= Input records =
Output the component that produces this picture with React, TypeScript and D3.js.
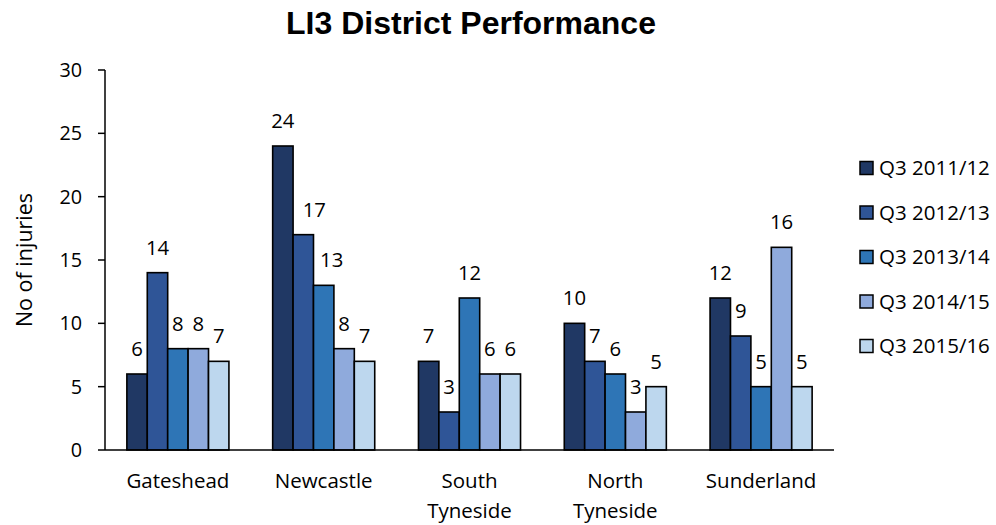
import React from "react";
import * as d3 from "d3";

// Districts along the x axis (multi-line names split on "\n")
const districts = ["Gateshead", "Newcastle", "South\nTyneside", "North\nTyneside", "Sunderland"];

// Quarter-3 periods, one bar per period in each district
const periods = ["Q3 2011/12", "Q3 2012/13", "Q3 2013/14", "Q3 2014/15", "Q3 2015/16"];

// Injury counts per period, in district order
const q3_2011 = [6, 24, 7, 10, 12];
const q3_2012 = [14, 17, 3, 7, 9];
const q3_2013 = [8, 13, 12, 6, 5];
const q3_2014 = [8, 8, 6, 3, 16];
const q3_2015 = [7, 7, 6, 5, 5];

const seriesValues = [q3_2011, q3_2012, q3_2013, q3_2014, q3_2015];

const yTicks = [0, 5, 10, 15, 20, 25, 30];

const colors = ["#203864", "#2F5597", "#2E75B6", "#8FAADC", "#BDD7EE"];

// Hand-nudged value labels (district index, period index) -> dx in px
const labelNudge: Record<string, number> = { "1-1": 11, "1-2": 8 };

const W = 996;
const H = 525;
const M = { left: 105, right: 834, top: 70, bottom: 450 };
const FONT = "'Open Sans', Lato, sans-serif";

export default function App() {
  const x = d3.scaleBand<string>().domain(districts).range([M.left, M.right]).paddingInner(0).paddingOuter(0);
  const groupFrac = 0.7;
  const inner = d3
    .scaleBand<string>()
    .domain(periods)
    .range([0, x.bandwidth() * groupFrac]);
  const groupOffset = (x.bandwidth() * (1 - groupFrac)) / 2;
  const y = d3.scaleLinear().domain([0, 30]).range([M.bottom, M.top]);

  const bars: React.ReactNode[] = [];
  const labels: React.ReactNode[] = [];
  districts.forEach((d, di) => {
    periods.forEach((p, pi) => {
      const v = seriesValues[pi][di];
      const bx = (x(d) as number) + groupOffset + (inner(p) as number);
      const bw = inner.bandwidth();
      bars.push(
        <rect
          key={`b-${di}-${pi}`}
          x={bx}
          y={y(v)}
          width={bw}
          height={y(0) - y(v)}
          fill={colors[pi]}
          stroke="#000"
          strokeWidth={1.6}
        />
      );
      const nudge = labelNudge[`${di}-${pi}`] || 0;
      labels.push(
        <text
          key={`l-${di}-${pi}`}
          x={bx + bw / 2 + nudge}
          y={y(v) - 18}
          textAnchor="middle"
          fontSize={20.3}
          fontFamily={FONT}
          fill="#000"
        >
          {v}
        </text>
      );
    });
  });

  return (
    <svg
      width={W}
      height={H}
      viewBox={`0 0 ${W} ${H}`}
      style={{ position: "absolute", left: 0, top: 0, background: "#fff" }}
    >
      <rect width={W} height={H} fill="#fff" />
      <text
        x={471}
        y={34.3}
        textAnchor="middle"
        fontFamily="Arial, 'Liberation Sans', Arimo, sans-serif"
        fontWeight="bold"
        fontSize={32}
        fill="#000"
      >
        LI3 District Performance
      </text>

      {/* y axis */}
      <line x1={M.left} x2={M.left} y1={M.top} y2={M.bottom} stroke="#000" strokeWidth={1.5} />
      {yTicks.map((t) => (
        <g key={`t-${t}`}>
          <line x1={M.left - 7} x2={M.left} y1={y(t)} y2={y(t)} stroke="#000" strokeWidth={1.5} />
          <text
            x={82}
            y={y(t)}
            dy="0.36em"
            textAnchor="end"
            fontSize={19.8}
            fontFamily={FONT}
            fill="#000"
          >
            {t}
          </text>
        </g>
      ))}
      <text
        transform={`translate(32, ${(M.top + M.bottom) / 2}) rotate(-90)`}
        textAnchor="middle"
        fontSize={21.5}
        fontFamily={FONT}
        fill="#000"
      >
        No of injuries
      </text>

      {bars}
      {labels}

      {/* x axis */}
      <line x1={M.left} x2={M.right} y1={M.bottom} y2={M.bottom} stroke="#000" strokeWidth={1.5} />
      {districts.map((d) => {
        const cx = (x(d) as number) + x.bandwidth() / 2;
        return (
          <text key={`x-${d}`} textAnchor="middle" fontSize={20.5} fontFamily={FONT} fill="#000">
            {d.split("\n").map((line, i) => (
              <tspan key={i} x={cx} y={488 + i * 30}>
                {line}
              </tspan>
            ))}
          </text>
        );
      })}

      {/* legend */}
      {periods.map((p, i) => {
        const ly = 168 + i * 44.5;
        return (
          <g key={`lg-${p}`}>
            <rect x={860} y={ly - 6.5} width={13} height={13} fill={colors[i]} stroke="#000" strokeWidth={1.5} />
            <text x={879} y={ly} dy="0.36em" fontSize={20.5} fontFamily={FONT} fill="#000">
              {p}
            </text>
          </g>
        );
      })}
    </svg>
  );
}
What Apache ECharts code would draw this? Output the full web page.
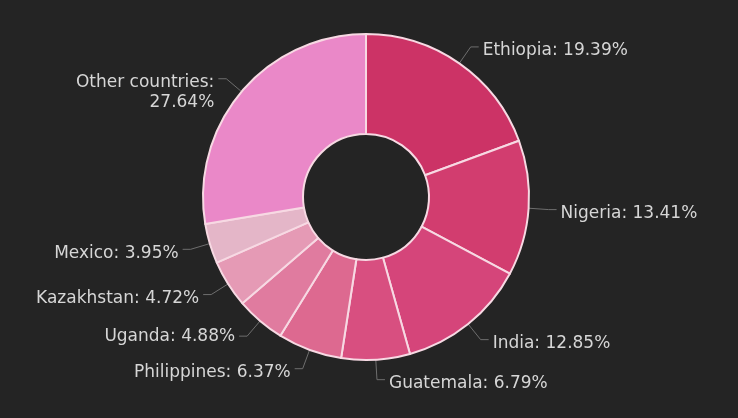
<!DOCTYPE html>
<html>
<head>
<meta charset="utf-8">
<script src="https://cdn.jsdelivr.net/npm/echarts@6/dist/echarts.min.js"></script>
<style>
html,body{margin:0;padding:0;background:#242424;}
#c{width:738px;height:418px;}
</style>
</head>
<body>
<div id="c"></div>
<script>
const categories = ["Ethiopia","Nigeria","India","Guatemala","Philippines","Uganda","Kazakhstan","Mexico","Other countries"];
const shares = [19.39,13.41,12.85,6.79,6.37,4.88,4.72,3.95,27.64];
const colors = ["#cc3366","#d23d6f","#d5457a","#d84f80","#dd6990","#e07b9f","#e59ab5","#e4b6c8","#ea88c8"];

const data = categories.map((name, i) => {
  const item = { name: name, value: shares[i], itemStyle: { color: colors[i] } };
  if (name === "Other countries") {
    item.label = {
      formatter: function(p){ return p.name + ":\n" + p.value.toFixed(2) + "%"; },
      align: "right"
    };
  }
  return item;
});

const chart = echarts.init(document.getElementById('c'));
chart.setOption({
  backgroundColor: '#242424',
  animation: false,
  series: [{
    type: 'pie',
    center: [366, 197],
    radius: [63, 163],
    startAngle: 90,
    clockwise: true,
    avoidLabelOverlap: false,
    itemStyle: { borderColor: '#f7d9e3', borderWidth: 2 },
    label: {
      show: true,
      color: '#d6d6d6',
      fontFamily: 'DejaVu Sans',
      fontSize: 17,
      lineHeight: 20,
      formatter: function(p){ return p.name + ': ' + p.value.toFixed(2) + '%'; },
      distanceToLabelLine: 4
    },
    labelLayout: function(params) {
      const n = categories[params.dataIndex];
      if (n === "Other countries") return { dy: 14 };
      if (n === "Uganda") return { dy: 0 };
      return { dy: 4 };
    },
    labelLine: {
      show: true,
      length: 20,
      length2: 8,
      lineStyle: { color: '#6e6e6e', width: 1 }
    },
    data: data
  }]
});
</script>
</body>
</html>
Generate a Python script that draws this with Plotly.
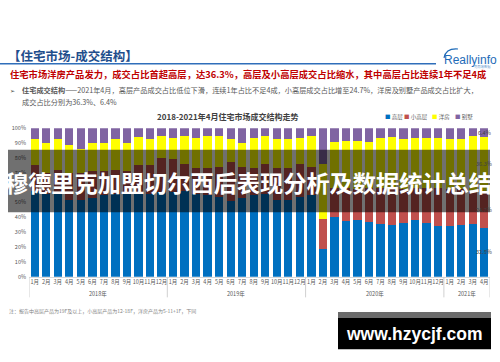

= Exercise prompt =
Reproduce the entries above without change, omitting all pictures.

= Solved problem =
Output the component that produces this picture with React, TypeScript and D3.js.
import React from "react";
import * as d3 from "d3";

// Districts along the x axis (multi-line names split on "\n")
const districts = ["Gateshead", "Newcastle", "South\nTyneside", "North\nTyneside", "Sunderland"];

// Quarter-3 periods, one bar per period in each district
const periods = ["Q3 2011/12", "Q3 2012/13", "Q3 2013/14", "Q3 2014/15", "Q3 2015/16"];

// Injury counts per period, in district order
const q3_2011 = [6, 24, 7, 10, 12];
const q3_2012 = [14, 17, 3, 7, 9];
const q3_2013 = [8, 13, 12, 6, 5];
const q3_2014 = [8, 8, 6, 3, 16];
const q3_2015 = [7, 7, 6, 5, 5];

const seriesValues = [q3_2011, q3_2012, q3_2013, q3_2014, q3_2015];

const yTicks = [0, 5, 10, 15, 20, 25, 30];

const colors = ["#203864", "#2F5597", "#2E75B6", "#8FAADC", "#BDD7EE"];

// Hand-nudged value labels (district index, period index) -> dx in px
const labelNudge: Record<string, number> = { "1-1": 11, "1-2": 8 };

const W = 996;
const H = 525;
const M = { left: 105, right: 834, top: 70, bottom: 450 };
const FONT = "'Open Sans', Lato, sans-serif";

export default function App() {
  const x = d3.scaleBand<string>().domain(districts).range([M.left, M.right]).paddingInner(0).paddingOuter(0);
  const groupFrac = 0.7;
  const inner = d3
    .scaleBand<string>()
    .domain(periods)
    .range([0, x.bandwidth() * groupFrac]);
  const groupOffset = (x.bandwidth() * (1 - groupFrac)) / 2;
  const y = d3.scaleLinear().domain([0, 30]).range([M.bottom, M.top]);

  const bars: React.ReactNode[] = [];
  const labels: React.ReactNode[] = [];
  districts.forEach((d, di) => {
    periods.forEach((p, pi) => {
      const v = seriesValues[pi][di];
      const bx = (x(d) as number) + groupOffset + (inner(p) as number);
      const bw = inner.bandwidth();
      bars.push(
        <rect
          key={`b-${di}-${pi}`}
          x={bx}
          y={y(v)}
          width={bw}
          height={y(0) - y(v)}
          fill={colors[pi]}
          stroke="#000"
          strokeWidth={1.6}
        />
      );
      const nudge = labelNudge[`${di}-${pi}`] || 0;
      labels.push(
        <text
          key={`l-${di}-${pi}`}
          x={bx + bw / 2 + nudge}
          y={y(v) - 18}
          textAnchor="middle"
          fontSize={20.3}
          fontFamily={FONT}
          fill="#000"
        >
          {v}
        </text>
      );
    });
  });

  return (
    <svg
      width={W}
      height={H}
      viewBox={`0 0 ${W} ${H}`}
      style={{ position: "absolute", left: 0, top: 0, background: "#fff" }}
    >
      <rect width={W} height={H} fill="#fff" />
      <text
        x={471}
        y={34.3}
        textAnchor="middle"
        fontFamily="Arial, 'Liberation Sans', Arimo, sans-serif"
        fontWeight="bold"
        fontSize={32}
        fill="#000"
      >
        LI3 District Performance
      </text>

      {/* y axis */}
      <line x1={M.left} x2={M.left} y1={M.top} y2={M.bottom} stroke="#000" strokeWidth={1.5} />
      {yTicks.map((t) => (
        <g key={`t-${t}`}>
          <line x1={M.left - 7} x2={M.left} y1={y(t)} y2={y(t)} stroke="#000" strokeWidth={1.5} />
          <text
            x={82}
            y={y(t)}
            dy="0.36em"
            textAnchor="end"
            fontSize={19.8}
            fontFamily={FONT}
            fill="#000"
          >
            {t}
          </text>
        </g>
      ))}
      <text
        transform={`translate(32, ${(M.top + M.bottom) / 2}) rotate(-90)`}
        textAnchor="middle"
        fontSize={21.5}
        fontFamily={FONT}
        fill="#000"
      >
        No of injuries
      </text>

      {bars}
      {labels}

      {/* x axis */}
      <line x1={M.left} x2={M.right} y1={M.bottom} y2={M.bottom} stroke="#000" strokeWidth={1.5} />
      {districts.map((d) => {
        const cx = (x(d) as number) + x.bandwidth() / 2;
        return (
          <text key={`x-${d}`} textAnchor="middle" fontSize={20.5} fontFamily={FONT} fill="#000">
            {d.split("\n").map((line, i) => (
              <tspan key={i} x={cx} y={488 + i * 30}>
                {line}
              </tspan>
            ))}
          </text>
        );
      })}

      {/* legend */}
      {periods.map((p, i) => {
        const ly = 168 + i * 44.5;
        return (
          <g key={`lg-${p}`}>
            <rect x={860} y={ly - 6.5} width={13} height={13} fill={colors[i]} stroke="#000" strokeWidth={1.5} />
            <text x={879} y={ly} dy="0.36em" fontSize={20.5} fontFamily={FONT} fill="#000">
              {p}
            </text>
          </g>
        );
      })}
    </svg>
  );
}
What Apache ECharts code would draw this? Output the full web page.
<!DOCTYPE html>
<html>
<head>
<meta charset="utf-8">
<script src="https://cdn.jsdelivr.net/npm/echarts@6/dist/echarts.min.js"></script>
<style>
html,body{margin:0;padding:0;background:#242424;}
#c{width:738px;height:418px;}
</style>
</head>
<body>
<div id="c"></div>
<script>
const categories = ["Ethiopia","Nigeria","India","Guatemala","Philippines","Uganda","Kazakhstan","Mexico","Other countries"];
const shares = [19.39,13.41,12.85,6.79,6.37,4.88,4.72,3.95,27.64];
const colors = ["#cc3366","#d23d6f","#d5457a","#d84f80","#dd6990","#e07b9f","#e59ab5","#e4b6c8","#ea88c8"];

const data = categories.map((name, i) => {
  const item = { name: name, value: shares[i], itemStyle: { color: colors[i] } };
  if (name === "Other countries") {
    item.label = {
      formatter: function(p){ return p.name + ":\n" + p.value.toFixed(2) + "%"; },
      align: "right"
    };
  }
  return item;
});

const chart = echarts.init(document.getElementById('c'));
chart.setOption({
  backgroundColor: '#242424',
  animation: false,
  series: [{
    type: 'pie',
    center: [366, 197],
    radius: [63, 163],
    startAngle: 90,
    clockwise: true,
    avoidLabelOverlap: false,
    itemStyle: { borderColor: '#f7d9e3', borderWidth: 2 },
    label: {
      show: true,
      color: '#d6d6d6',
      fontFamily: 'DejaVu Sans',
      fontSize: 17,
      lineHeight: 20,
      formatter: function(p){ return p.name + ': ' + p.value.toFixed(2) + '%'; },
      distanceToLabelLine: 4
    },
    labelLayout: function(params) {
      const n = categories[params.dataIndex];
      if (n === "Other countries") return { dy: 14 };
      if (n === "Uganda") return { dy: 0 };
      return { dy: 4 };
    },
    labelLine: {
      show: true,
      length: 20,
      length2: 8,
      lineStyle: { color: '#6e6e6e', width: 1 }
    },
    data: data
  }]
});
</script>
</body>
</html>
Generate a Python script that draws this with Plotly.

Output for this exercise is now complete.